:: Provided data ::

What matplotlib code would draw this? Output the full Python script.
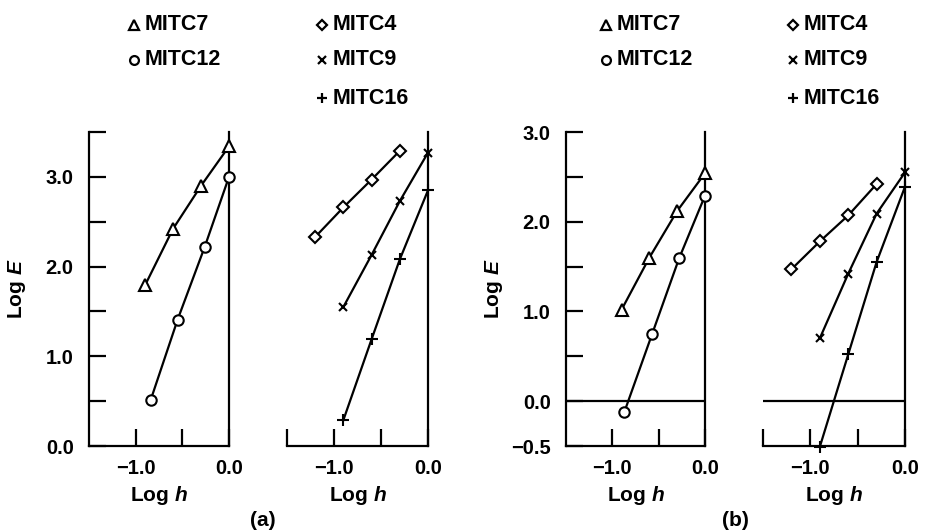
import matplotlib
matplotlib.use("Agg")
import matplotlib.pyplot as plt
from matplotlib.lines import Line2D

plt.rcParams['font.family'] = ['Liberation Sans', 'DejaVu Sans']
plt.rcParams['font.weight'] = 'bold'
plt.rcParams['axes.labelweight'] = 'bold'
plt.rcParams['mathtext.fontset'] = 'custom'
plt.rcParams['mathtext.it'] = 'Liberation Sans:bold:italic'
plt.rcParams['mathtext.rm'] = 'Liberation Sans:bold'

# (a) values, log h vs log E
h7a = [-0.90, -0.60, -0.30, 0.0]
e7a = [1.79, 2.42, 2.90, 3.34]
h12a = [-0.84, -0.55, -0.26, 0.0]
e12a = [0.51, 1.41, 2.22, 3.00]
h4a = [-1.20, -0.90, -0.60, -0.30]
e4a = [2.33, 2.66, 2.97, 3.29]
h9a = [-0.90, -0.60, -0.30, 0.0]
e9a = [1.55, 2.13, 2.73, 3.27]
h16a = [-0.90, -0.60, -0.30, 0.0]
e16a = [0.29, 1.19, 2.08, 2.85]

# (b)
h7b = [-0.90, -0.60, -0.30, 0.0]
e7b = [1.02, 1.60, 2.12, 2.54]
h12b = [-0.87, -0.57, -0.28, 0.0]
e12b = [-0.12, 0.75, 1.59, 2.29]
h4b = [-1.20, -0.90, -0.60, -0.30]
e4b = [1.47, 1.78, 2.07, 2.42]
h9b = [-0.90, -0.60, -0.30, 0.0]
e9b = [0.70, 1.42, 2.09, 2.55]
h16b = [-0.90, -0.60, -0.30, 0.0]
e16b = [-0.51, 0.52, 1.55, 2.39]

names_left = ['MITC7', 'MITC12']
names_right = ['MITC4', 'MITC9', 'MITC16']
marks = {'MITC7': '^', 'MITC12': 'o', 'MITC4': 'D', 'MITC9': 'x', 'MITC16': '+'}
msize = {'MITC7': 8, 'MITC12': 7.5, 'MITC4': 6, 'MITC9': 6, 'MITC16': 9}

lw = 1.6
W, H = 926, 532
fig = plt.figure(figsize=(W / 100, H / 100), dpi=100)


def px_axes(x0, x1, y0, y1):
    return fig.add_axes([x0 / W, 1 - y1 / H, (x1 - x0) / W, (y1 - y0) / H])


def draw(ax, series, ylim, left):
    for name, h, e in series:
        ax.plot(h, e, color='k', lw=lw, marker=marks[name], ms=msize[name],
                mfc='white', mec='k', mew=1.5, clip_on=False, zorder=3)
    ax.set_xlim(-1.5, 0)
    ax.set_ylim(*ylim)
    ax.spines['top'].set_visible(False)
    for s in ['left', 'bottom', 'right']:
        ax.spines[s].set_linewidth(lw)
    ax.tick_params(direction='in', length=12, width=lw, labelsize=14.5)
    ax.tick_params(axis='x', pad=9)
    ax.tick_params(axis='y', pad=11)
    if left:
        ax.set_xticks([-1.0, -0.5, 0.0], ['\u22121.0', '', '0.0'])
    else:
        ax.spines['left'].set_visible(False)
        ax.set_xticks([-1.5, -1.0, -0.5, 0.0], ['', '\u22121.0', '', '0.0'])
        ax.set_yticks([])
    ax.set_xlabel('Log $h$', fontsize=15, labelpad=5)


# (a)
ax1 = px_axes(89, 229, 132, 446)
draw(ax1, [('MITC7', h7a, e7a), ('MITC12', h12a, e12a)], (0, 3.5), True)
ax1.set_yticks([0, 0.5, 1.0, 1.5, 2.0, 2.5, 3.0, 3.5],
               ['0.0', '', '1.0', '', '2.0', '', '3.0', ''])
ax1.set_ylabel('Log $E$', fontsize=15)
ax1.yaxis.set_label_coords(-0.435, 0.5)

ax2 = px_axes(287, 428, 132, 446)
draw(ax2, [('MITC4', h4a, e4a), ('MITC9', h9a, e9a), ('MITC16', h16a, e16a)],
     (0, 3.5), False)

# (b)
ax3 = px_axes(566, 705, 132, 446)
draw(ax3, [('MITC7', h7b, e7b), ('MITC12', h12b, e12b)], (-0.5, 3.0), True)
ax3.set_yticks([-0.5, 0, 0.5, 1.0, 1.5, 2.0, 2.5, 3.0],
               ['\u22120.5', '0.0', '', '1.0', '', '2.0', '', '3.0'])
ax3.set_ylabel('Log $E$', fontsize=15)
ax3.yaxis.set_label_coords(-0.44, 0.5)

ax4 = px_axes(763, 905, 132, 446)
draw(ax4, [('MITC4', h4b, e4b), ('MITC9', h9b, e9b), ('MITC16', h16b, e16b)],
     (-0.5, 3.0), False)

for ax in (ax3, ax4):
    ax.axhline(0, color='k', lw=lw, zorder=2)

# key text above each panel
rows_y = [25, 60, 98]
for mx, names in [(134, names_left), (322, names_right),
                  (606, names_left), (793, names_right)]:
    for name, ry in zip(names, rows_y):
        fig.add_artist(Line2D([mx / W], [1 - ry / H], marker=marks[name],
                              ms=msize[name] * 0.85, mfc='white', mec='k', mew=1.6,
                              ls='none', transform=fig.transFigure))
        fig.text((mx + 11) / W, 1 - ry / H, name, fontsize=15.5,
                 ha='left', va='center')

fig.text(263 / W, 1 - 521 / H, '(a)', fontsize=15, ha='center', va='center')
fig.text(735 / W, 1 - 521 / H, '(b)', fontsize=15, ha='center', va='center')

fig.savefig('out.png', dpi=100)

:::

What needs to be done: Restate exactly, please, only the lines between the start of the data and the line containing "plt.rcParams['mathtext.rm'] = 'Liberation", both ends included, skipping the pictures.

Solution:
What matplotlib code would draw this? Output the full Python script.
import matplotlib
matplotlib.use("Agg")
import matplotlib.pyplot as plt
from matplotlib.lines import Line2D

plt.rcParams['font.family'] = ['Liberation Sans', 'DejaVu Sans']
plt.rcParams['font.weight'] = 'bold'
plt.rcParams['axes.labelweight'] = 'bold'
plt.rcParams['mathtext.fontset'] = 'custom'
plt.rcParams['mathtext.it'] = 'Liberation Sans:bold:italic'
plt.rcParams['mathtext.rm'] = 'Liberation Sans:bold'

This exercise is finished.